Once St Peter decides you are fit to enter the Heaven, he hands over a small white sheet where you scribble down your name, which you promptly forgot the moment you entered the Bhooth Bungalow. The paper goes in and you start your eternal wait. You can count the number of threads on your saree, the number of times the phone rings with no one to pick up or simply the number of times the buzzer of Babu sounds. Each time the buzzer sounds, our Peter jumps up, goes in and comes back in a jiffy. People barge in and go out and you remain out of focus for a long, long time. You plead with Peter to let you in just for a second and he shows who is the boss here...You grind your teeth and say to yourself- " You shall pay for this Peter, just come to Reservation Office for a booking inside the counter". Covering your burning anger with a sweet smile, you bat your eyelashes at Peter and sit on the screeching wooden stool.

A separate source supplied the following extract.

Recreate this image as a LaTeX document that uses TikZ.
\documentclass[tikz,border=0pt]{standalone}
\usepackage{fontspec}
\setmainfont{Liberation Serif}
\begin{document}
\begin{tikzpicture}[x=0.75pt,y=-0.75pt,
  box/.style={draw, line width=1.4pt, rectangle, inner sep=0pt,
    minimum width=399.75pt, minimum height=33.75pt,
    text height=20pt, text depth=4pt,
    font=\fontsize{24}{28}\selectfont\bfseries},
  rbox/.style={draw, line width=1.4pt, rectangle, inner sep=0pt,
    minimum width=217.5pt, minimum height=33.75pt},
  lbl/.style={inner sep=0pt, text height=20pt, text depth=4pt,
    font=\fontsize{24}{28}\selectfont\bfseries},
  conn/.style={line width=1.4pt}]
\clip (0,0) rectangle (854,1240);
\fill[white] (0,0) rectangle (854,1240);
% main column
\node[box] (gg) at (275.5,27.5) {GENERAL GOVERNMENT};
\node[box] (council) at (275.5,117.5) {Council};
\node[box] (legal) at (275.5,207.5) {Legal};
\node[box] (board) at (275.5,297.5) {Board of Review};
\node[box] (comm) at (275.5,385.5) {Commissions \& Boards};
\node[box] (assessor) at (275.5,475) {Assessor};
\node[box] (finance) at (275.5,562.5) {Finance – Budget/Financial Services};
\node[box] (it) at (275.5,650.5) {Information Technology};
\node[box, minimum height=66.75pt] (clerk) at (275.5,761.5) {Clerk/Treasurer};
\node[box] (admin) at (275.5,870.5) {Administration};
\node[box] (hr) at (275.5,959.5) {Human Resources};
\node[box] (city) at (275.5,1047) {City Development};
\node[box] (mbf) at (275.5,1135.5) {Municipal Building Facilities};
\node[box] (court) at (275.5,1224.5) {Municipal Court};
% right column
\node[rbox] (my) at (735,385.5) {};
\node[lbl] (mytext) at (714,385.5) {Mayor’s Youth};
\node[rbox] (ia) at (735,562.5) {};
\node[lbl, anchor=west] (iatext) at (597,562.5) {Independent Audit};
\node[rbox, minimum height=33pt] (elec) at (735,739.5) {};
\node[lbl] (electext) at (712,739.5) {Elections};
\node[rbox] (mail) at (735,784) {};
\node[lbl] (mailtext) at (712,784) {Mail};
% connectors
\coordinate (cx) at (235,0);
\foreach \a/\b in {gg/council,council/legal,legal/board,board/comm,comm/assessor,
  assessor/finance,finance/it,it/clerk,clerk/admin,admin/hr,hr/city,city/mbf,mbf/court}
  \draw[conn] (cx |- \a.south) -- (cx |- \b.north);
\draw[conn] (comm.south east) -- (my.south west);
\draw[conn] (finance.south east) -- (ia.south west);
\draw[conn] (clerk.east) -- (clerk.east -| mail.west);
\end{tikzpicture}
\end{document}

The red light above your Babu's name says ENGAGED. Netas and their chamchas go in and come out as if through a revolving gate, but the Pearly Gates remain closed for you- a damned and doomed departmental clerk. After a nerve wracking wait of two hours, Babu finally decides to give you a darshan and St Peter comes showing all his 36 brown teeth- " You are summoned". Ah! Heavenly to hear these words, you jump up and rush into the room. Babu is busy flipping through a file, gives a curt nod for your Good Morning. You stand rooted on the same spot and hand over your leave application. Babu unwaveringly gets it, stamps his signature and you heave a sigh of relief. Your Thank you, sir falls on deaf ears and marks the end of your meeting with Babu. Shoulders drooping, you make your move out. Every meeting with Babu beyond Pearly Gates is just the same and you regret the day you started service under Babu. Babu remains the ultimate authority. Babu is indispensable. Babu is omnipotent. Babu is omnipresent. Babu is intelligent. You, on the other hand is an MBA. You are just a clerk. You are nothing, a void. Look what changes a visit to Babu can bring on you! It gives a hefty blow to your self confidence. You feel like a vermin.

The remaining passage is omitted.